Scientists in Ecuador's Galapagos islands are hoping to restore a turtle species believed extinct since the 1800s. The Chelonoidis elephantopus lived on Floreana Island and was captured by seamen in large numbers for food during their long journeys across the Pacific. The species is thought to have disappeared shortly after Charles Darwin's celebrated visit to the treasured archipelago. But a group of international scientists who collected 1,700 blood samples from turtles on Isabel Island farther north discovered 80 had genetic traces of the lost species. Researchers with the Galapagos Conservancy and the Galapagos National Park have selected 20 turtles with higher amounts of the Floreana turtle in its DNA to reproduce, in hopes of one day creating a turtle that bears close resemblance to the extinct tortoise.
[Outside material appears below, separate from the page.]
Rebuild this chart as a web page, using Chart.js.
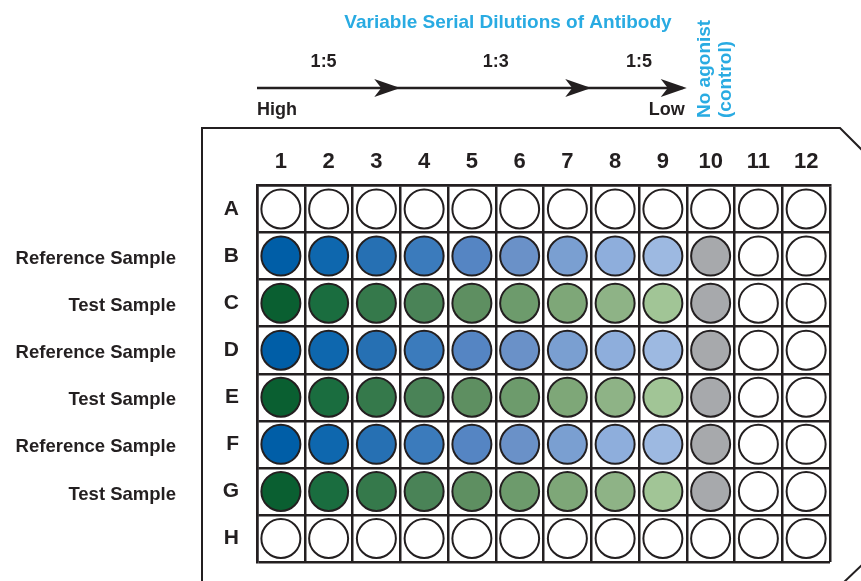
<!DOCTYPE html>
<html>
<head>
<meta charset="utf-8">
<script src="https://cdn.jsdelivr.net/npm/chart.js@4.4.0/dist/chart.umd.min.js"></script>
<style>
  html, body { margin: 0; padding: 0; background: #fff; overflow: hidden; }
  canvas { display: block; }
</style>
</head>
<body>
<canvas id="plate" width="861" height="581"></canvas>
<script>
// plate layout
const columns = ['1','2','3','4','5','6','7','8','9','10','11','12']
const rows = ['A','B','C','D','E','F','G','H']
const sampleLabels = ['', 'Reference Sample', 'Test Sample', 'Reference Sample', 'Test Sample', 'Reference Sample', 'Test Sample', '']
const rowKind = ['empty','reference','test','reference','test','reference','test','empty']

// well fill per column (1..12)
const referenceColors = ['#005ea7','#0e67ae','#2670b3','#3b7bbc','#5585c3','#6a91c8','#7a9fd1','#8eaedc','#9db9e1','#a7a9ac','#ffffff','#ffffff']
const testColors = ['#0a5f31','#1a6d3f','#35794b','#4a8357','#5e8f61','#6d9b6c','#7ea778','#8eb386','#a1c596','#a7a9ac','#ffffff','#ffffff']
const emptyColors = ['#ffffff','#ffffff','#ffffff','#ffffff','#ffffff','#ffffff','#ffffff','#ffffff','#ffffff','#ffffff','#ffffff','#ffffff']

// serial dilution annotation: arrows end at these column boundaries
const dilutionLabels = ['1:5','1:3','1:5']
const dilutionEnds = [3, 7, 9]
const titleText = 'Variable Serial Dilutions of Antibody'
const controlText = ['No agonist', '(control)']

const ink = '#231f20'
const cyan = '#29abe2'
const font = '"Liberation Sans", Arial, Helvetica, sans-serif'

const colorsFor = {empty: emptyColors, reference: referenceColors, test: testColors}

const datasets = rows.map((r, i) => ({
    label: r,
    data: columns.map(c => ({x: c, y: r})),
    backgroundColor: colorsFor[rowKind[i]],
    borderColor: ink,
    borderWidth: 2,
    pointRadius: 19.5,
    pointHoverRadius: 19.5
}))

function drawArrowHead(ctx, x, y) {
    ctx.beginPath()
    ctx.moveTo(x, y)
    ctx.lineTo(x - 26, y - 9)
    ctx.lineTo(x - 19, y)
    ctx.lineTo(x - 26, y + 9)
    ctx.closePath()
    ctx.fill()
}

const extras = {
    id: 'extras',
    afterDraw(chart) {
        const ctx = chart.ctx
        const ys = chart.scales.y
        const area = chart.chartArea
        const colW = (area.right - area.left) / columns.length
        ctx.save()

        // plate outline with cut corners
        ctx.strokeStyle = ink
        ctx.lineWidth = 2
        ctx.beginPath()
        ctx.moveTo(202, 590)
        ctx.lineTo(202, 128)
        ctx.lineTo(840, 128)
        ctx.lineTo(866, 154)
        ctx.stroke()
        ctx.beginPath()
        ctx.moveTo(843, 583)
        ctx.lineTo(863, 564)
        ctx.stroke()

        // sample labels
        ctx.fillStyle = ink
        ctx.font = 'bold 18.5px ' + font
        ctx.textAlign = 'right'
        ctx.textBaseline = 'middle'
        sampleLabels.forEach((s, i) => {
            if (s) ctx.fillText(s, 176, ys.getPixelForValue(i) + 3)
        })

        // dilution arrow
        const ay = 88
        ctx.font = 'bold 18px ' + font
        ctx.lineWidth = 2.5
        ctx.beginPath()
        ctx.moveTo(area.left, ay)
        ctx.lineTo(area.left + dilutionEnds[dilutionEnds.length - 1] * colW - 4, ay)
        ctx.stroke()
        let start = 0
        ctx.textAlign = 'center'
        dilutionEnds.forEach((e, i) => {
            const tip = area.left + e * colW
            drawArrowHead(ctx, tip, ay)
            const mid = area.left + (start + e) / 2 * colW
            ctx.fillText(dilutionLabels[i], mid - (i === 0 ? 5 : 0), 62)
            start = e
        })
        ctx.textAlign = 'left'
        ctx.fillText('High', area.left, 110)
        ctx.textAlign = 'right'
        ctx.fillText('Low', area.left + dilutionEnds[dilutionEnds.length - 1] * colW - 2, 110)

        // title
        ctx.fillStyle = cyan
        ctx.font = 'bold 19px ' + font
        ctx.textAlign = 'center'
        ctx.fillText(titleText, 508, 23)

        // control label (rotated)
        ctx.font = 'bold 19px ' + font
        ctx.translate(705, 118)
        ctx.rotate(-Math.PI / 2)
        ctx.textAlign = 'left'
        ctx.fillText(controlText[0], 0, 0)
        ctx.fillText(controlText[1], 0, 21)
        ctx.restore()
    }
}

new Chart(document.getElementById('plate'), {
    type: 'scatter',
    data: {datasets: datasets},
    options: {
        responsive: false,
        animation: false,
        events: [],
        layout: {autoPadding: false, padding: {top: 0, left: 0, right: 31, bottom: 19}},
        plugins: {legend: {display: false}, tooltip: {enabled: false}},
        scales: {
            x: {
                type: 'category',
                labels: columns,
                position: 'top',
                offset: true,
                grid: {offset: true, color: ink, lineWidth: 2.5, drawTicks: false},
                border: {color: ink, width: 2.5},
                ticks: {color: ink, font: {family: font, size: 22, weight: 'bold'}, padding: 10},
                afterFit(scale) {
                    scale.height = 185.5
                    scale.paddingLeft = 0
                    scale.paddingRight = 0
                }
            },
            y: {
                type: 'category',
                labels: rows,
                offset: true,
                grid: {offset: true, color: ink, lineWidth: 2.5, drawTicks: false},
                border: {color: ink, width: 2.5},
                ticks: {color: ink, font: {family: font, size: 21, weight: 'bold'}, padding: 18},
                afterFit(scale) {
                    scale.width = 257
                    scale.paddingTop = 0
                    scale.paddingBottom = 0
                }
            }
        }
    },
    plugins: [extras]
})
</script>
</body>
</html>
More efficient plants could help offset carbon emissions
As carbon dioxide continues to build in the atmosphere, scientists are figuring out how life on earth is adapting to its effects. A new study in the journal Proceedings of the National Academy of Sciences supports a long-standing theory that some plants become more efficient at using water under higher carbon dioxide concentrations. This is a boon for the plant, allowing for more efficient photosynthesis, the chemical process by which plants make food for themselves. Better photosynthesis helps plants grow bigger — which in turn allows them to store more carbon away. That means if plants continue to adjust to rising carbon dioxide concentrations, increasing their biomass on a global scale, they could actually help offset some of our human carbon emissions by removing more carbon dioxide from the air.
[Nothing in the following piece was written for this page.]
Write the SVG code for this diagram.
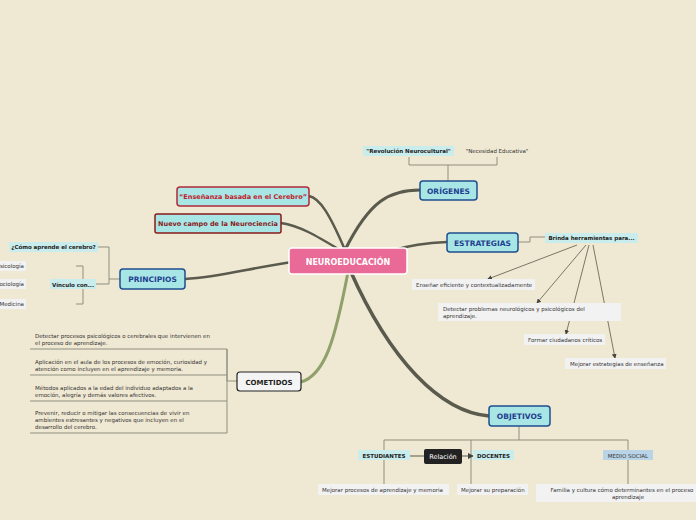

Emerald ash borer could claim over 8 billion trees
Five prominent species of ash tree in the eastern U.S. have been driven to the brink of extinction from years of lethal attack by a beetle, a scientific group says. Tens of millions of trees in the U.S. and Canada have already succumbed, and the toll may eventually reach more than 8 billion, the International Union for Conservation of Nature said. Ash trees are a major part of eastern forests and urban streets, and their timber is used for making furniture and sports equipment, including hockey sticks. The rampage of the emerald ash borer is traced to the late 1990s, when it arrived from Asia in wood used in shipping pallets that showed up in Michigan. Asian trees have evolved defenses against the insect, but North America presented it with vulnerable trees and no natural predators.